There’s a sculptural installation in a courtyard of the custard factory in Digbeth of bronze figures, suspended in the air. Their fall is grotesque, their nakedness unapologetic and unpasteurised. Yet their tarnished fleshliness is beautiful. They fall yet are maintained in a state of suspension, metal muscles puckering with the effort of avoiding collapse. Had the figures been golden, it would have denied the fall - one would have subconsciously make the assumption that they were divine, perhaps flying or floating, rather than falling. Their abstraction would be bright, but not brilliant.
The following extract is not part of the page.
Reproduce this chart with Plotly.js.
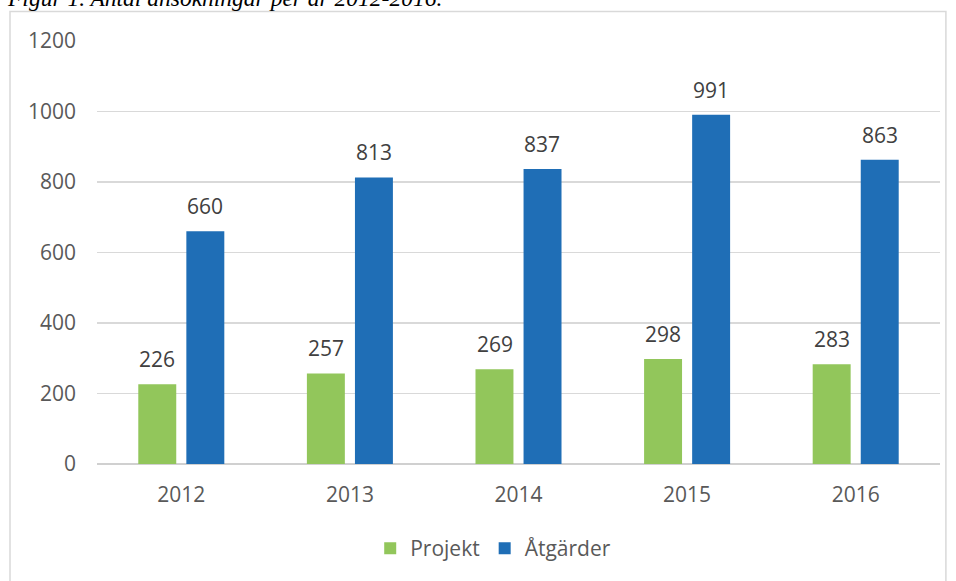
<!DOCTYPE html>
<html><head><meta charset="utf-8">
<script src="https://cdn.plot.ly/plotly-3.0.1.min.js"></script>
<style>html,body{margin:0;padding:0;background:#fff}#chart{width:956px;height:581px}</style>
</head><body><div id="chart"></div>
<script>
var years = ['2012','2013','2014','2015','2016'];
var projekt = [226, 257, 269, 298, 283];
var atgarder = [660, 813, 837, 991, 863];
var seriesNames = ['Projekt','Åtgärder'];
var titleText = 'Figur 1. Antal ansökningar per år 2012-2016.';

var green = '#92c65b', blue = '#1f6eb6';
var font = 'Open Sans, sans-serif';
var fs = 21;
var off = 0.142;

var ann = [];
years.forEach(function(y, i){
  ann.push({x: i - off, y: projekt[i], xref:'x', yref:'y', text: String(projekt[i]), showarrow:false, yanchor:'middle', yshift:25, font:{family:font, size:fs, color:'#404040'}});
  ann.push({x: i + off, y: atgarder[i], xref:'x', yref:'y', text: String(atgarder[i]), showarrow:false, yanchor:'middle', yshift:25, font:{family:font, size:fs, color:'#404040'}});
});
ann.push({xref:'paper', yref:'paper', x:-0.1091, y:1.1008, xanchor:'left', yanchor:'middle', text:'<i>'+titleText+'</i>', showarrow:false, font:{family:'Liberation Serif, serif', size:23.5, color:'#000'}});

var data = [
  {type:'bar', name: seriesNames[0], x: years, y: projekt, marker:{color:green}},
  {type:'bar', name: seriesNames[1], x: years, y: atgarder, marker:{color:blue}}
];
var layout = {
  width:956, height:581,
  margin:{l:97, r:16, t:40.7, b:116.7},
  paper_bgcolor:'#fff', plot_bgcolor:'#fff',
  barmode:'group', bargap:0.43, bargroupgap:0.21,
  font:{family:font, size:fs, color:'#595959'},
  xaxis:{type:'category', showgrid:false, showline:false, zeroline:false, ticks:'', ticklabelstandoff:16, tickfont:{family:font, size:fs, color:'#595959'}},
  yaxis:{range:[0,1200], dtick:200, showgrid:true, gridcolor:'#d9d9d9', gridwidth:1.5, zeroline:true, zerolinecolor:'#d0d0d0', zerolinewidth:2, showline:false, ticks:'', ticklabelstandoff:20, tickfont:{family:font, size:fs, color:'#595959'}},
  showlegend:true,
  legend:{orientation:'h', x:0.47, xanchor:'center', y:-0.2, yanchor:'middle', font:{family:font, size:fs, color:'#595959'}, itemwidth:30, tracegroupgap:0},
  annotations: ann,
  shapes:[{type:'rect', xref:'paper', yref:'paper', x0:-0.1032, x1:1.007, y0:-0.4, y1:1.070, line:{color:'#d9d9d9', width:1.5}, fillcolor:'rgba(0,0,0,0)', layer:'below'}]
};
Plotly.newPlot('chart', data, layout, {displayModeBar:false, staticPlot:true});
</script></body></html>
‘All that is gold does not glitter’. Tolkien incorporated the proverb used by Aesop, Shakespeare and Chaucer into a poem within his fantasy series, but it is not such a fantastical statement. Not everything that shines is golden. To be content with bronze is a rejection of the competitive climate which insists that the attainment of gold is to be entire, that satisfaction with bronze is in some way a false compensation, a fraudulent self-deception of achievement. Like bread-crumbs leading children deep into the woods, the nuggets of achievement which are scattered before us throughout school often lead to a golden fantasy which, like Oz, are later revealed to be an elaborate fabrication. Sometimes when we aspire towards gold, the sunlight gleaming from its surface blinds our eyes to the truth of that which we are seeking, and we can no longer see the beauty of the substance beyond its celebrity. I’m beginning to see the beauty in being slightly tarnished and the strength of bronze: not all that glitters is gold.